Im Hintergrund steht Streit
Ungefähr tausend Angehörige und Überlebende waren eingeladen - nur rund zweihundert waren gekommen. Das liegt vor allem an einem Streit zwischen den verschiedenen Opferverbänden und jenen Familien, die sich ihnen nicht angeschlossen haben. Anais, die Schwester eines Bataclan-Terroropfers, empörte sich in der französischen Presse: "Unsere Mutter hat von dem Termin aus der Zeitung erfahren." Sie sei wütend, weil die Verbände vorgeben, im Namen aller zu sprechen. Andere kritisierten, dass es keine staatliche Unterstützung für diejenigen gab, die aus der Provinz nach Paris hätten reisen müssen.
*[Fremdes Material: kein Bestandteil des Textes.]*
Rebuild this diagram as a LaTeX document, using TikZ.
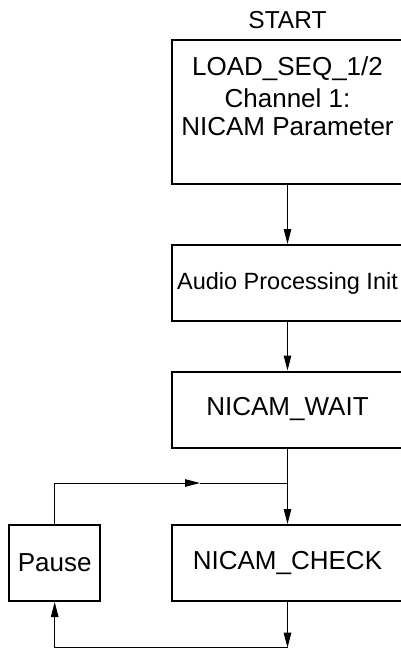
\documentclass[tikz,border=0pt]{standalone}
\usepackage{fontspec}
\setmainfont{Liberation Sans}
\usetikzlibrary{arrows.meta}
\tikzset{
  stepbox/.style={draw, line width=2pt, minimum width=231pt, minimum height=76pt, inner sep=0pt, font=\fontsize{26}{28}\selectfont},
  flow/.style={line width=1pt, -{Triangle[length=15pt,width=7.5pt]}},
}

\begin{document}
\begin{tikzpicture}[x=1pt,y=-1pt]
        \useasboundingbox (0,0) rectangle (401,651);
        % main column
        \node[anchor=base, font=\fontsize{24.5}{28}\selectfont] (start) at (287.5,28) {START};
        \node[stepbox, minimum height=144pt] (load) at (287.5,112) {};
        \node[anchor=base, font=\fontsize{26}{28}\selectfont] (loadname) at (287.5,75) {LOAD\_SEQ\_1/2};
        \node[anchor=base, font=\fontsize{26}{28}\selectfont] (loadchan) at (287.5,107) {Channel 1:};
        \node[anchor=base, font=\fontsize{26}{28}\selectfont] (loadpar) at (287.5,135) {NICAM Parameter};
        \node[stepbox, font=\fontsize{23.5}{28}\selectfont] (audio) at (287.5,283) {Audio Processing Init};
        \node[stepbox] (wait) at (287.5,409.5) {NICAM\_WAIT};
        \node[stepbox] (check) at (287.5,563) {NICAM\_CHECK};
        \node[stepbox, minimum width=91pt] (pause) at (54.7,563) {Pause};
        % connectors
        \coordinate (join) at (287.5,483);
        \coordinate (midtip) at (200,483);
        \coordinate (lowjoin) at (287.5,647.7);
        \draw[flow] (load) -- (audio);
        \draw[flow] (audio) -- (wait);
        \draw[flow] (wait) -- (check);
        \draw[flow] (pause.north) |- (midtip);
        \draw[line width=1pt] (midtip) -- (join);
        \draw[flow] (check) -- (lowjoin);
        \draw[flow] (lowjoin) -| (pause.south);
    \end{tikzpicture}
\end{document}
Präsident Francois Hollande zeigte sich in seiner kurzen Rede emotionaler als in der Vergangenheit: "Sie waren Unschuldige, die niemanden hassten, aber vom Hass ermordet wurden." Er versprach auch, die finanzielle Entschädigung der Opfer zu verbessern. Künftig soll neben physischen Schäden auch das seelische Trauma berücksichtigt werden. Gerade aus Nizza berichten Psychologen von zahlreichen Kindern, die den Anschlag miterlebten und noch jahrelang Hilfe bei seiner Verarbeitung brauchen würden.
Keine Medaillen, bitte
Auf Widerstand stieß bei vielen Angehörigen die Ehrenmedaille, die der Staat den Opfern verliehen hat. Die Großväter hätten Orden für ihre Teilnahme am Ersten Weltkrieg bekommen, aber: "Mein Bruder hat ein Glas mit seinen Freunden getrunken (und ist dabei gestorben), er war nicht im Einsatz in Afghanistan", sagte Anais.
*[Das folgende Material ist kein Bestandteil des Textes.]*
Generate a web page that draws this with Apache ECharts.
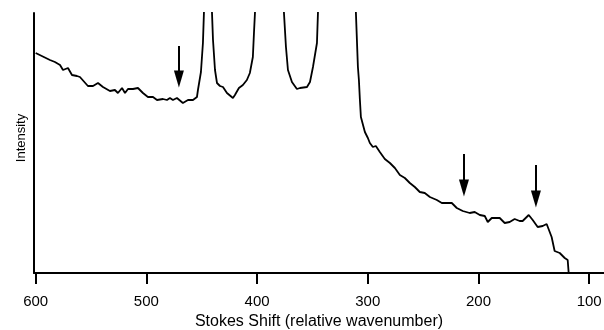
<!DOCTYPE html>
<html>
<head>
<meta charset="utf-8">
<script src="https://cdn.jsdelivr.net/npm/echarts@6/dist/echarts.min.js"></script>
<style>
  html, body { margin: 0; padding: 0; background: #fff; }
  #chart { width: 604px; height: 330px; }
</style>
</head>
<body>
<div id="chart"></div>
<script>
// Raman shift (cm^-1) and intensity (arbitrary units)
const shift = [
  600, 587.1, 582.6, 578.0, 575.3, 570.8, 567.2, 562.7, 560.0, 552.8,
  548.2, 543.7, 539.2, 532.9, 528.4, 525.7, 522.0, 519.3, 516.6, 512.1,
  507.6, 503.1, 498.6, 494.0, 490.4, 485.0, 481.4, 478.7, 476.0, 472.4,
  467.0, 462.4, 457.9, 454.3, 453.4, 450.7, 448.9, 448.0, 444.5, 440.7,
  439.8, 438.0, 436.2, 433.5, 430.8, 427.2, 421.8, 420.0, 416.4, 412.8,
  409.2, 406.5, 403.8, 402.8, 401.9, 388.2, 375.7, 373.9, 372.1, 368.5,
  364.0, 361.2, 354.9, 352.2, 349.5, 345.9, 345.0, 327.8, 310.7, 308.9,
  308.0, 307.1, 306.2, 302.6, 299.9, 298.1, 295.4, 292.7, 289.1, 284.6,
  280.0, 275.5, 271.0, 266.5, 262.0, 257.5, 253.0, 248.5, 243.9, 237.6,
  233.1, 228.6, 224.1, 219.6, 214.2, 207.9, 203.4, 198.8, 194.3, 191.6,
  188.0, 183.5, 180.8, 176.3, 171.8, 167.3, 162.8, 160.1, 154.6, 151.0,
  146.5, 142.0, 138.4, 136.6, 133.9, 131.2, 126.6, 122.1, 119.4, 118.5
];
const intensity = [
  220, 213, 211, 208, 203, 205, 198, 197, 196, 187,
  187, 190, 186, 182, 183, 180, 185, 180, 184, 184,
  185, 180, 176, 176, 173, 174, 173, 175, 173, 175,
  170, 173, 173, 176, 183, 201, 230, 260, 420, 260,
  233, 203, 190, 187, 186, 180, 175, 178, 185, 188,
  193, 200, 216, 240, 260, 700, 260, 226, 203, 191,
  184, 185, 186, 191, 206, 230, 260, 900, 260, 206,
  193, 173, 156, 141, 135, 130, 126, 127, 121, 114,
  110, 105, 98, 95, 90, 86, 81, 80, 76, 73,
  70, 70, 70, 65, 62, 60, 61, 58, 57, 51,
  55, 55, 55, 50, 51, 54, 52, 52, 58, 53,
  46, 47, 49, 48, 36, 22, 20, 15, 13, 0
];
// Marked bands: shift, arrow tail intensity, arrowhead centre intensity
const arrowShift = [470.6, 213.1, 148.1];
const arrowTail = [227, 119, 108];
const arrowHead = [194, 85, 74];
const xTicks = [600, 500, 400, 300, 200, 100];

const points = shift.map((s, i) => [s, intensity[i]]);
const arrows = arrowShift.map((s, i) => [
  { coord: [s, arrowTail[i]] },
  { coord: [s, arrowHead[i]] }
]);

const chart = echarts.init(document.getElementById('chart'));
chart.setOption({
  animation: false,
  backgroundColor: '#fff',
  grid: { left: 34, right: 0, top: 13, bottom: 57, outerBoundsMode: 'none' },
  xAxis: {
    type: 'value',
    inverse: true,
    min: 86.6,
    max: 601.5,
    name: 'Stokes Shift (relative wavenumber)',
    nameLocation: 'middle',
    nameGap: 39,
    nameTextStyle: { fontFamily: 'Liberation Sans', fontSize: 16, color: '#000' },
    axisLine: { lineStyle: { color: '#000', width: 2 } },
    axisTick: { customValues: xTicks, length: 11, lineStyle: { color: '#000', width: 2 } },
    axisLabel: { customValues: xTicks, margin: 21, fontFamily: 'Liberation Sans', fontSize: 15, color: '#000' },
    splitLine: { show: false }
  },
  yAxis: {
    type: 'value',
    min: 0,
    max: 260,
    name: 'Intensity',
    nameLocation: 'middle',
    nameGap: 6,
    nameTextStyle: { fontFamily: 'Liberation Sans', fontSize: 13, color: '#000', padding: [0, 0, 0, 10] },
    axisLine: { show: true, lineStyle: { color: '#000', width: 2 } },
    axisTick: { show: false },
    axisLabel: { show: false },
    splitLine: { show: false }
  },
  series: [{
    type: 'line',
    data: points,
    showSymbol: false,
    clip: true,
    lineStyle: { color: '#000', width: 1.8 },
    markLine: {
      silent: true,
      symbol: ['none', 'triangle'],
      symbolSize: [10, 17],
      label: { show: false },
      lineStyle: { color: '#000', width: 2, type: 'solid' },
      data: arrows
    }
  }]
});
</script>
</body>
</html>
Andere waren zufrieden mit dem Gedenkakt: Marc Moogalion war am 21. August 2015 an Bord, als ein Täter versuchte, die Passagiere des Zuges Amsterdam-Paris mit einer Maschinenpistole zu erschießen. US-Soldaten konnten das Attentat verhindern, Marc wurde von einem Querschläger getroffen. "Mich hat die Gedenkfeier sehr bewegt. Vor allem das Verlesen der Namen, das ist immer eine Seele, die nicht mehr bei uns ist," sagt er nach dem Gedankakt in Paris. "Ich glaube es hilft, sich jedes Jahr an alle zu erinnern, die gestorben sind."